Stored records →

(begin)

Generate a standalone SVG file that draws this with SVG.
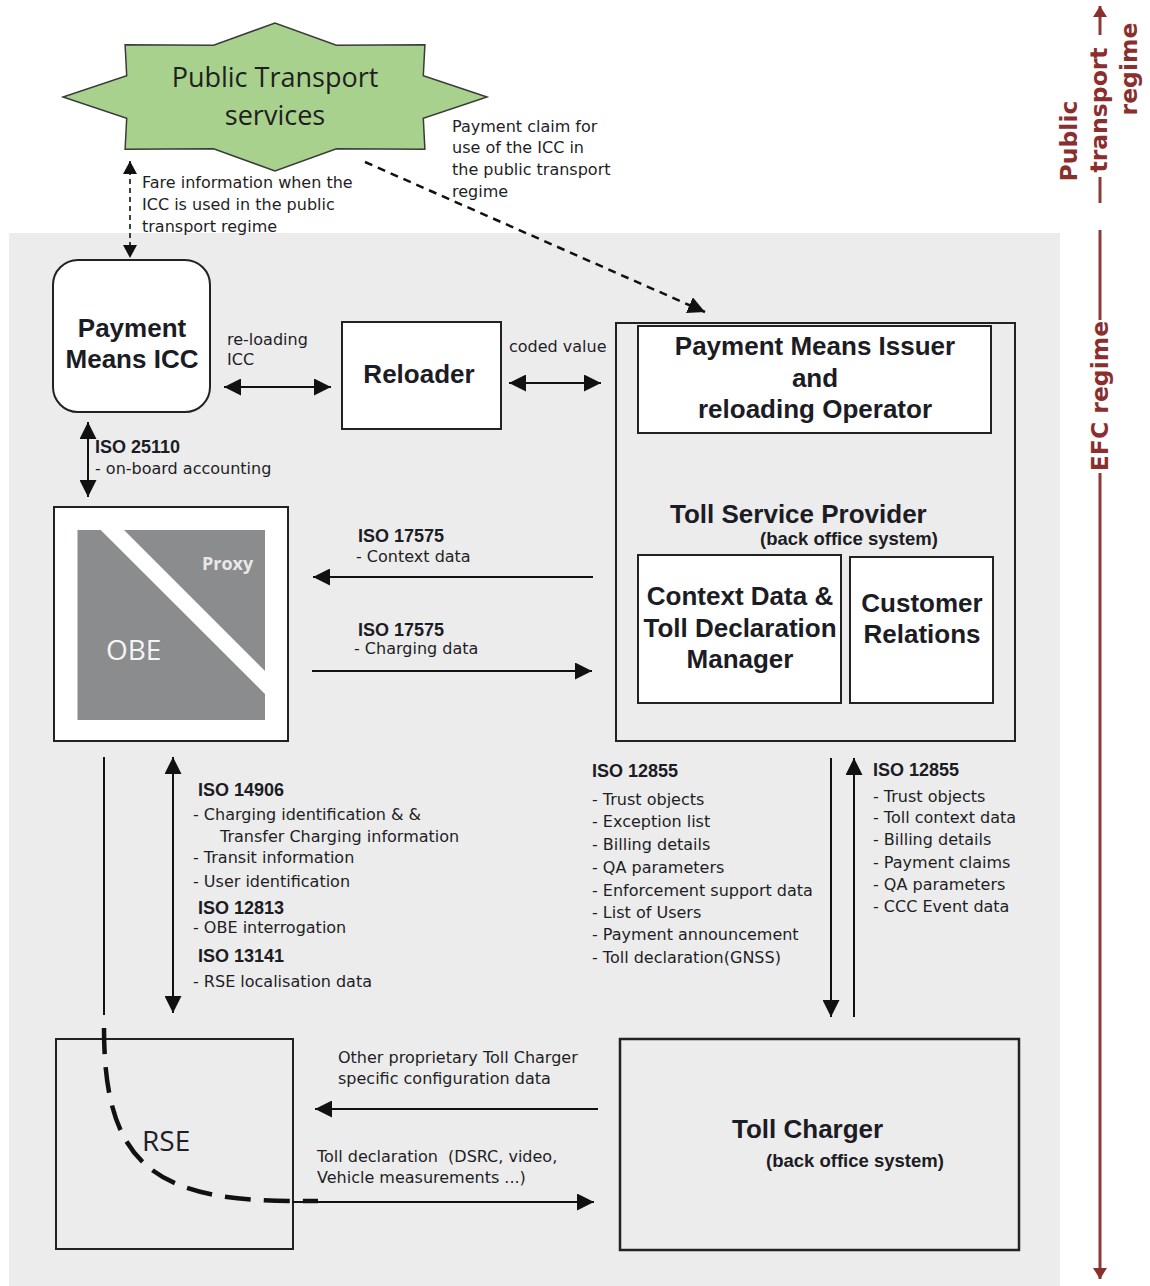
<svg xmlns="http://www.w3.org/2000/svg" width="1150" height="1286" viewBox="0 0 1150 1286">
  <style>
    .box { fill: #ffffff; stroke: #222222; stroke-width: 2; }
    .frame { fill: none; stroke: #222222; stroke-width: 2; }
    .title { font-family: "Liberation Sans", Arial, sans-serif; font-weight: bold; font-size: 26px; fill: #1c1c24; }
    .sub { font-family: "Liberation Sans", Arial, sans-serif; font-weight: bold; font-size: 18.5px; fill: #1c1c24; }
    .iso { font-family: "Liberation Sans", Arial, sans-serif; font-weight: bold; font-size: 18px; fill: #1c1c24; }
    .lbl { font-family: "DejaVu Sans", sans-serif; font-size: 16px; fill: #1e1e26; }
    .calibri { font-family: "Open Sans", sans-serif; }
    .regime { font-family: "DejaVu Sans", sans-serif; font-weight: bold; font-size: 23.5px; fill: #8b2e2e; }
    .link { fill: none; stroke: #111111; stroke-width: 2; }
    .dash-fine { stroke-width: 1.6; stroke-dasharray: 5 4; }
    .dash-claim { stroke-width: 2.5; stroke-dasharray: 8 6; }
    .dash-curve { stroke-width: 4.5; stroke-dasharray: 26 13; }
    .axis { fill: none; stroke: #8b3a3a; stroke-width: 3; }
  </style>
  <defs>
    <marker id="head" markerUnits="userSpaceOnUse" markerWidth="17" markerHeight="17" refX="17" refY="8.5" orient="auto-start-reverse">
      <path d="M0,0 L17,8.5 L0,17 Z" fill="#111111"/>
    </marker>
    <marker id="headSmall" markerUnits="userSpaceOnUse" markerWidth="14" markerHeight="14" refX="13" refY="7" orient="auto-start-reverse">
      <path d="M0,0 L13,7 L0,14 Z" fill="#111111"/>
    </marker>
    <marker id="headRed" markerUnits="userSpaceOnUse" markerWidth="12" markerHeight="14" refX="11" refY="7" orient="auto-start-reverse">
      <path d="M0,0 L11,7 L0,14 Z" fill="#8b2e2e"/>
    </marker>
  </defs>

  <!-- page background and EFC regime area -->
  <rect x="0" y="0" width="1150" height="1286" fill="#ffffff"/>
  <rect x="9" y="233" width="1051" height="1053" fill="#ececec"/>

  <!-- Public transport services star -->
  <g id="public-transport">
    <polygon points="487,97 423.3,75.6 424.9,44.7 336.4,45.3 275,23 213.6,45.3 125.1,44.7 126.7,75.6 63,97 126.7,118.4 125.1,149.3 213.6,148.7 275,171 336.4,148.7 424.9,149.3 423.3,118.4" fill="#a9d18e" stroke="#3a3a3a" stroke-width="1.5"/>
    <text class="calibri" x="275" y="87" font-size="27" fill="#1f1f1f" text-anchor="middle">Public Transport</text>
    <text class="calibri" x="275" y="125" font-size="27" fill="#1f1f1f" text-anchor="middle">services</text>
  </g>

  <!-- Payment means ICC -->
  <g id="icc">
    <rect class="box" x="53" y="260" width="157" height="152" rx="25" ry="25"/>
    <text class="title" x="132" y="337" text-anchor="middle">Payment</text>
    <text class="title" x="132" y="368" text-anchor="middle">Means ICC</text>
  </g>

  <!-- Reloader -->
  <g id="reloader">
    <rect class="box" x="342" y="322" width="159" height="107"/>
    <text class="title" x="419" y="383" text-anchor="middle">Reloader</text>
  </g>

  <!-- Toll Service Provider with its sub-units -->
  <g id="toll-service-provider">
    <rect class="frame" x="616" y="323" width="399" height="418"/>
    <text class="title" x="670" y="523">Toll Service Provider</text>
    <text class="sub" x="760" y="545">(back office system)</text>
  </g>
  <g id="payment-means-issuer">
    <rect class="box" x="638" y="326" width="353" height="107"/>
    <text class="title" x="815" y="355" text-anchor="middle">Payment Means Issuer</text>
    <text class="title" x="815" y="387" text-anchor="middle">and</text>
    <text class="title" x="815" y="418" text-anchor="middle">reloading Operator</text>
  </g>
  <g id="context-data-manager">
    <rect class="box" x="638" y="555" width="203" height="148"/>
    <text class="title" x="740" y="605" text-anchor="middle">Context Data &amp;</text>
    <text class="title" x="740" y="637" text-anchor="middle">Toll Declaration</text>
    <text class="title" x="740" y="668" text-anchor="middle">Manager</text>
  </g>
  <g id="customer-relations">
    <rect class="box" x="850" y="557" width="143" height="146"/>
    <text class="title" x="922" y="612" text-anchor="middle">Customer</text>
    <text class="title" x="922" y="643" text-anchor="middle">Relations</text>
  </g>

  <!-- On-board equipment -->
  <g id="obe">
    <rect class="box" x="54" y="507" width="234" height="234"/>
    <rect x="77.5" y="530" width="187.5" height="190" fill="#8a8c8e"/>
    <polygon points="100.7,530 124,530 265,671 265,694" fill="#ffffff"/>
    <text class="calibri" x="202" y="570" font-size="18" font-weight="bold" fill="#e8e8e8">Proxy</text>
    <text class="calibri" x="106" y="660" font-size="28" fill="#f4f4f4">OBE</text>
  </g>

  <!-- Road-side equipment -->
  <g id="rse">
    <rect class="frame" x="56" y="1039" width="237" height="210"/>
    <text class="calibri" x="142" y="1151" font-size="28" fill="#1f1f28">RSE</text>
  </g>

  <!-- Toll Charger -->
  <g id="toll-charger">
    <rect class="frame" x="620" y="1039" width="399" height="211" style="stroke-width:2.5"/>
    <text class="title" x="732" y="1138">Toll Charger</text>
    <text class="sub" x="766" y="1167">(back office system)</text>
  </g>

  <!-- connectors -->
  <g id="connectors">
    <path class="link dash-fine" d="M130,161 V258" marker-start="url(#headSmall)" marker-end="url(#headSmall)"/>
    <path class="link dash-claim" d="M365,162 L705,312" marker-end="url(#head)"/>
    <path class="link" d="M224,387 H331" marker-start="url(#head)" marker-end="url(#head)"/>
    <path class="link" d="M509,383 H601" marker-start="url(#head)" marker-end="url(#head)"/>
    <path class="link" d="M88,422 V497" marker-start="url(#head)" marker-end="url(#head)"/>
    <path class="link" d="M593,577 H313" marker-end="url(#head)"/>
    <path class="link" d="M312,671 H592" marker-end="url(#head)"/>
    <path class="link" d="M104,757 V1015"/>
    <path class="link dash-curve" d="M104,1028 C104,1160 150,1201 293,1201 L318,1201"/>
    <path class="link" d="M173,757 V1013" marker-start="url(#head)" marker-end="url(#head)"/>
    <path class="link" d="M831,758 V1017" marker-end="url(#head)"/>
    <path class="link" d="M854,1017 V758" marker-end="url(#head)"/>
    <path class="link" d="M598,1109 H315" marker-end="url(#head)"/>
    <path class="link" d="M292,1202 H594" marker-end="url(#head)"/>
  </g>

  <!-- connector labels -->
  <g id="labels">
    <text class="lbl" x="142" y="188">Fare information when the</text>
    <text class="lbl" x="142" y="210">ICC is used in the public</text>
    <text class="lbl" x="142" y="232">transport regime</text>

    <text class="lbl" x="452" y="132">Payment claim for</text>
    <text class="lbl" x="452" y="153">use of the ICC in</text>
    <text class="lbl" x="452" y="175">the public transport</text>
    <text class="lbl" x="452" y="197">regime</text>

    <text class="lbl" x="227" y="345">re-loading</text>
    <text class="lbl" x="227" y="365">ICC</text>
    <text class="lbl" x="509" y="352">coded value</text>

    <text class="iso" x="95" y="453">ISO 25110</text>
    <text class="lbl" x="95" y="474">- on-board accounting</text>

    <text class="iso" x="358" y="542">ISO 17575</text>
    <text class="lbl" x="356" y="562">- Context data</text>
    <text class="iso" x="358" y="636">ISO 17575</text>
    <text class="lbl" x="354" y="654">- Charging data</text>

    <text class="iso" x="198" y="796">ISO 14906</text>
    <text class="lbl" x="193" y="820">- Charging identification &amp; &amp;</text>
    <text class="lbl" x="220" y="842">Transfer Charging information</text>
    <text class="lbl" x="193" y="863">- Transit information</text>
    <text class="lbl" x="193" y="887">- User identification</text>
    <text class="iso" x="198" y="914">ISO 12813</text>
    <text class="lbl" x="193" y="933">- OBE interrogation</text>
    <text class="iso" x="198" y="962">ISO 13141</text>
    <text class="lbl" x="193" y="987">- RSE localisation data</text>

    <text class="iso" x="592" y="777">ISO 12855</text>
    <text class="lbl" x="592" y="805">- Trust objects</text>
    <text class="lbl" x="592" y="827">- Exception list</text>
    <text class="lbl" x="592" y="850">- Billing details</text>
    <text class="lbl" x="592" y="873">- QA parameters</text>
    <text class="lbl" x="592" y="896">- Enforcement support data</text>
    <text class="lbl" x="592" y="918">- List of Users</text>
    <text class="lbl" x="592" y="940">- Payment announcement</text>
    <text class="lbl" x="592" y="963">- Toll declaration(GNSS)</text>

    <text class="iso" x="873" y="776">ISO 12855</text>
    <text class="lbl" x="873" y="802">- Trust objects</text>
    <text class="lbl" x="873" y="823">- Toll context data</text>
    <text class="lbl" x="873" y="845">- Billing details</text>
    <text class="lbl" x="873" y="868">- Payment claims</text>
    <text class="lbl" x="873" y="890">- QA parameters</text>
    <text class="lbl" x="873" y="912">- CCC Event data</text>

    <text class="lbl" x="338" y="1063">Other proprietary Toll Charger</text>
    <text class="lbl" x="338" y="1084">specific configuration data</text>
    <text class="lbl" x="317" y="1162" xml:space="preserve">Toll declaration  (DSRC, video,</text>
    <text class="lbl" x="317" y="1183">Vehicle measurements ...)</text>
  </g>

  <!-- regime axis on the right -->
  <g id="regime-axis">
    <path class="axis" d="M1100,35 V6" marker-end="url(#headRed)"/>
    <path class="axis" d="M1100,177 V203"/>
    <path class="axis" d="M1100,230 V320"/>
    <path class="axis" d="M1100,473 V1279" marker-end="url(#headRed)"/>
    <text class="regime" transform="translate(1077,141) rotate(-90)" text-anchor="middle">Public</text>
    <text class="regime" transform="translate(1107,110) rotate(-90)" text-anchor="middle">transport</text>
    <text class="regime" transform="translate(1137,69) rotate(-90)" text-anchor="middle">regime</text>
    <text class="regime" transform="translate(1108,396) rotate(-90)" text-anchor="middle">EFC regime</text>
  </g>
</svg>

(end)
(begin)

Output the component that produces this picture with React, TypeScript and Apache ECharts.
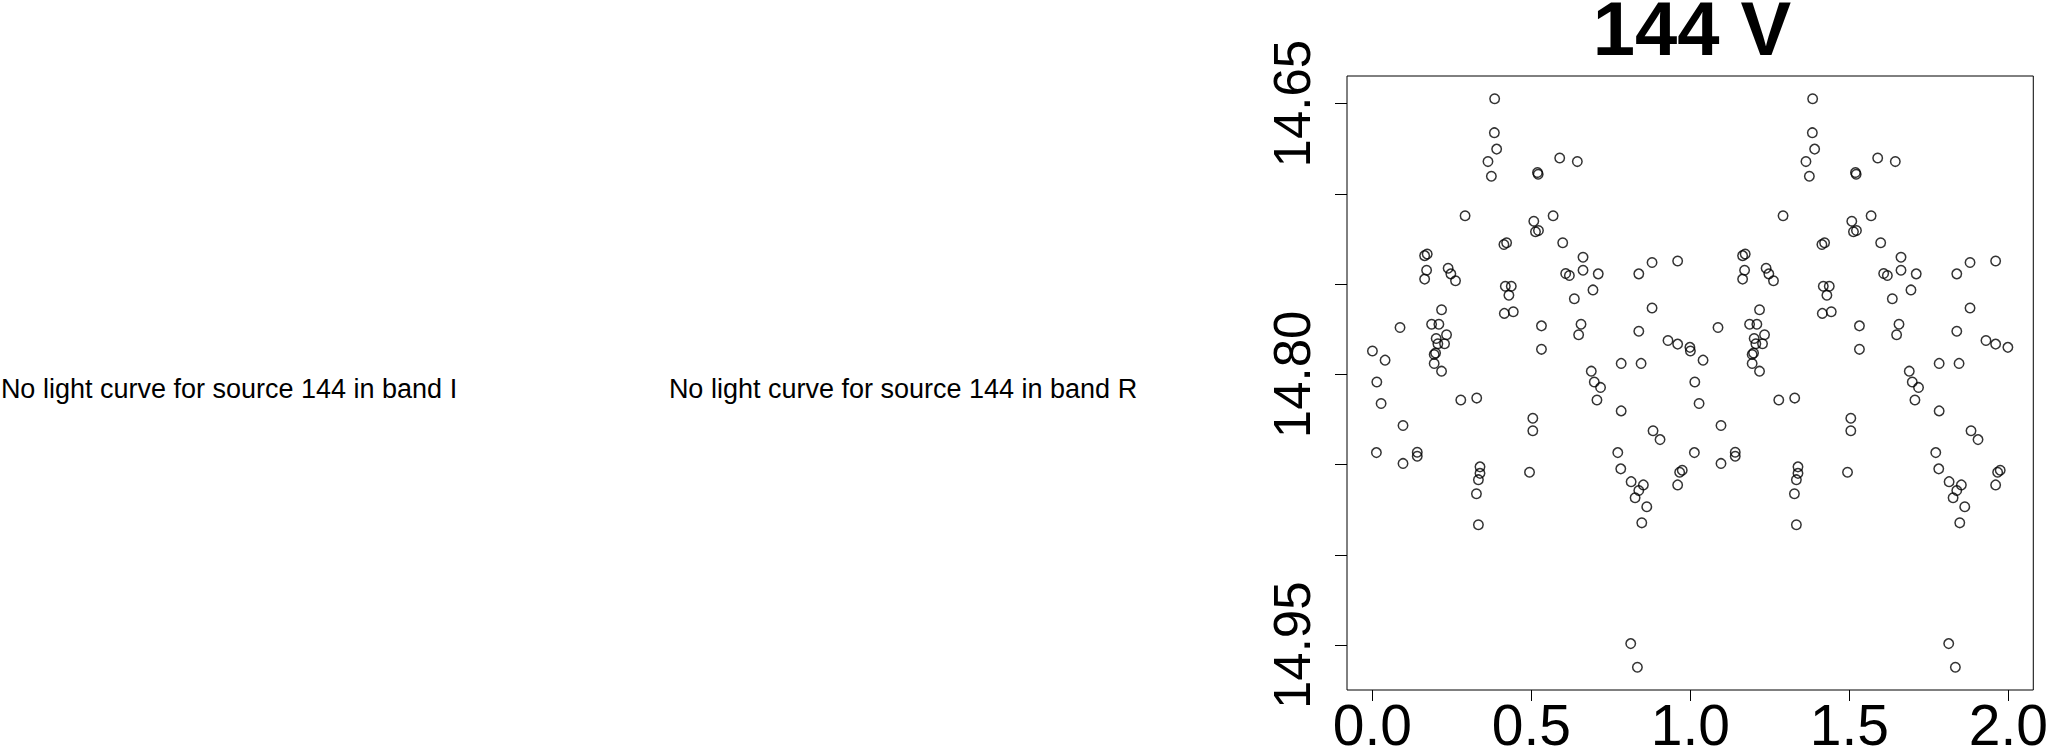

(end)
(begin)

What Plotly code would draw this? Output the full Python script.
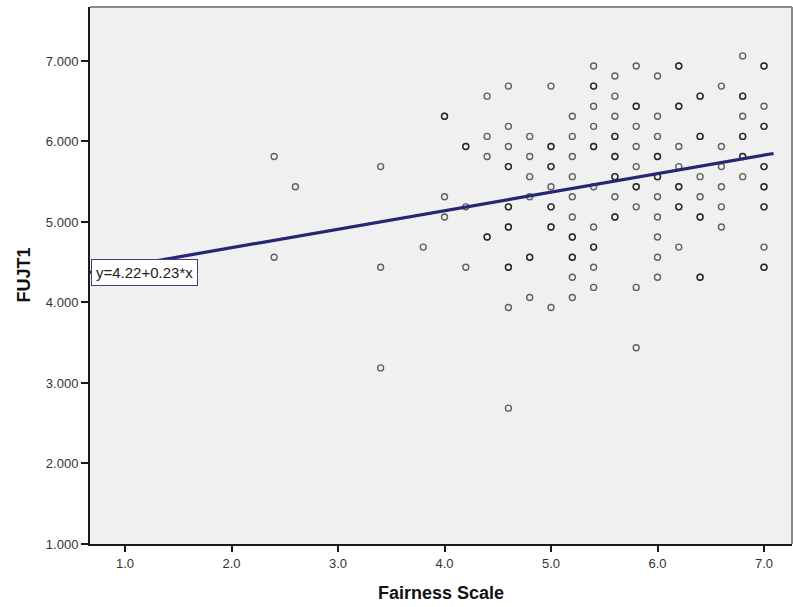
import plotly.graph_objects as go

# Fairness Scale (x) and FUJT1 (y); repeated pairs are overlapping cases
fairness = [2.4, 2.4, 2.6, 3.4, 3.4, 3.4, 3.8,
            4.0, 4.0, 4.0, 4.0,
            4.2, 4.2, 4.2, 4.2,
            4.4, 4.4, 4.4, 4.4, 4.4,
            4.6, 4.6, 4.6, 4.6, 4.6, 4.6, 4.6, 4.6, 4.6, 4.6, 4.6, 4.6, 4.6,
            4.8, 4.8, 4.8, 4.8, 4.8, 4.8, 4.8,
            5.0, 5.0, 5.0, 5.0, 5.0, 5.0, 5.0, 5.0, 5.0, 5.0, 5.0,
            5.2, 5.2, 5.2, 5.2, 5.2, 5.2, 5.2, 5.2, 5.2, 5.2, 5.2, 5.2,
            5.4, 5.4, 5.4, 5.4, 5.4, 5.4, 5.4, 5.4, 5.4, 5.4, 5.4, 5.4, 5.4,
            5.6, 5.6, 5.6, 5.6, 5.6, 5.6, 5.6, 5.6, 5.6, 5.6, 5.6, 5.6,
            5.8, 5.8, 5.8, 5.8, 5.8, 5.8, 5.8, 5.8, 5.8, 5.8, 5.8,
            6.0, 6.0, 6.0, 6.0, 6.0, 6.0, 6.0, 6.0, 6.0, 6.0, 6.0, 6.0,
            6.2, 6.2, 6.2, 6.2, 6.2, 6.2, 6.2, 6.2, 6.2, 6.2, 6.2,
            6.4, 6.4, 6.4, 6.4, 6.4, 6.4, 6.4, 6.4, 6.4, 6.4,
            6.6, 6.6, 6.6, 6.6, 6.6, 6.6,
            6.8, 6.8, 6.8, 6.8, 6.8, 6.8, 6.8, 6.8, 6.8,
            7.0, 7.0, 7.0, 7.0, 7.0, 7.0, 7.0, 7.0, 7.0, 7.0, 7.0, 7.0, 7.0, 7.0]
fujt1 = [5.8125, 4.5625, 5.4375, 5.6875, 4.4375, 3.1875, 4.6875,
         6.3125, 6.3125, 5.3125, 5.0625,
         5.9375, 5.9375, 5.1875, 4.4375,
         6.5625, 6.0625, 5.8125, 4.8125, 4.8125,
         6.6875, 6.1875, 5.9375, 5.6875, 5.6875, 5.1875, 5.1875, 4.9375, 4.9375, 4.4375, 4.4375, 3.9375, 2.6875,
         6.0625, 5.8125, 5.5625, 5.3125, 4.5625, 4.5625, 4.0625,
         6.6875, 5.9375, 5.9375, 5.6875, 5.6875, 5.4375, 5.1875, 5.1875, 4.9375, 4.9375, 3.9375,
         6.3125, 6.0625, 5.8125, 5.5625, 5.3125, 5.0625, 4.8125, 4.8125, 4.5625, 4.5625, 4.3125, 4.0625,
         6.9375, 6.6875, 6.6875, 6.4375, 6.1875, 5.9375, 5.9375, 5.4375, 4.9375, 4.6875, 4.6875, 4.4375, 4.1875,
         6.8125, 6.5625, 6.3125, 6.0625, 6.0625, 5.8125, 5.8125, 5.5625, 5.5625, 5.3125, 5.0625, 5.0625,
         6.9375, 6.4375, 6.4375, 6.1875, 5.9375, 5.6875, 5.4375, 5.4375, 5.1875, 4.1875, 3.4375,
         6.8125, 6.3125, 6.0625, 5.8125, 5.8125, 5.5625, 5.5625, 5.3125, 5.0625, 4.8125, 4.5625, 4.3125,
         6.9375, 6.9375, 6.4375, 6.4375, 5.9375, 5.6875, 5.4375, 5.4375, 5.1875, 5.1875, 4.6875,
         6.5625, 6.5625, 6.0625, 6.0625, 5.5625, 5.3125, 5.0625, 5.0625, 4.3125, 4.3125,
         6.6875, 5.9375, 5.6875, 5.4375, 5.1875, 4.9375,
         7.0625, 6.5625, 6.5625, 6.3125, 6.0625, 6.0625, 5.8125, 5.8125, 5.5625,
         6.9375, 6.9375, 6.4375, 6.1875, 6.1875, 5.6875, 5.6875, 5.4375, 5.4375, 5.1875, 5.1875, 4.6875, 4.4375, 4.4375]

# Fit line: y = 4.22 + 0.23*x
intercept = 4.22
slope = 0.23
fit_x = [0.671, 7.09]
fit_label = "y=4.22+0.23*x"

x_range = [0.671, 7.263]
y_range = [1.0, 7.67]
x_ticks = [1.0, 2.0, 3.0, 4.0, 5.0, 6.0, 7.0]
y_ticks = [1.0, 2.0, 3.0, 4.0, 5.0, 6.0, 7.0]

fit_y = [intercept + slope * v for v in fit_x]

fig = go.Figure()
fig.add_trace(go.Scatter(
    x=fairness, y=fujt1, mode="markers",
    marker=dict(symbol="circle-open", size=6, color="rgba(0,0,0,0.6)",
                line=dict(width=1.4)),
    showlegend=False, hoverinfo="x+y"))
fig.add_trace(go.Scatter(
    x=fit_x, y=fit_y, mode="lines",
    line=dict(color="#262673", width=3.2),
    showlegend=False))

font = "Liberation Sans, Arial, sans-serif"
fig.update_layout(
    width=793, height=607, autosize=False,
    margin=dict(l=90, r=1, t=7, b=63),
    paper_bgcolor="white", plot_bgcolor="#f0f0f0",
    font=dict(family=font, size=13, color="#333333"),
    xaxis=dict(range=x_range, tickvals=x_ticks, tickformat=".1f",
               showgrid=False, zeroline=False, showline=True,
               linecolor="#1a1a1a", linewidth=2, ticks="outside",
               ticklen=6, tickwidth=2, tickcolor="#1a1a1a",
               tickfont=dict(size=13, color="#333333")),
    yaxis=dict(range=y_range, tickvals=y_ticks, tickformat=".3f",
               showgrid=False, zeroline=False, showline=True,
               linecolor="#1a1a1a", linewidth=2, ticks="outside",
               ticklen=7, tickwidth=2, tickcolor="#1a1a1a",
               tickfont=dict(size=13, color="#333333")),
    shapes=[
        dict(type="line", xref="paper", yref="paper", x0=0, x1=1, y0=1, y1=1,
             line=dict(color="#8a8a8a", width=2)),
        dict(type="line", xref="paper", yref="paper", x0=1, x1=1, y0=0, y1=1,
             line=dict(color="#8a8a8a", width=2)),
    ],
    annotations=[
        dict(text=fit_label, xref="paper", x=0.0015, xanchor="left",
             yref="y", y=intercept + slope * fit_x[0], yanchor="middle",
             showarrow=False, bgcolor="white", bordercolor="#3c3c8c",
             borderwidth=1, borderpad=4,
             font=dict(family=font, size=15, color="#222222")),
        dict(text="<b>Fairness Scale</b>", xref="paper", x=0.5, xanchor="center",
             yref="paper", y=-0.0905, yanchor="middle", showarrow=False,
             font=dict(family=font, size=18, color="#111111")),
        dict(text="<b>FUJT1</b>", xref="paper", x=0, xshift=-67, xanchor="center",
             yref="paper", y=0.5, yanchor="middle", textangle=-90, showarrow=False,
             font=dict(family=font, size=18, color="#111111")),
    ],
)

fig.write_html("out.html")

(end)

Exercise directions →
Except for the pictures, write out exactly the lines from the line that contains "What Plotly code" through the line that contains "import plotly.graph_objects as go", including both.

Completed exercise →
What Plotly code would draw this? Output the full Python script.
import plotly.graph_objects as go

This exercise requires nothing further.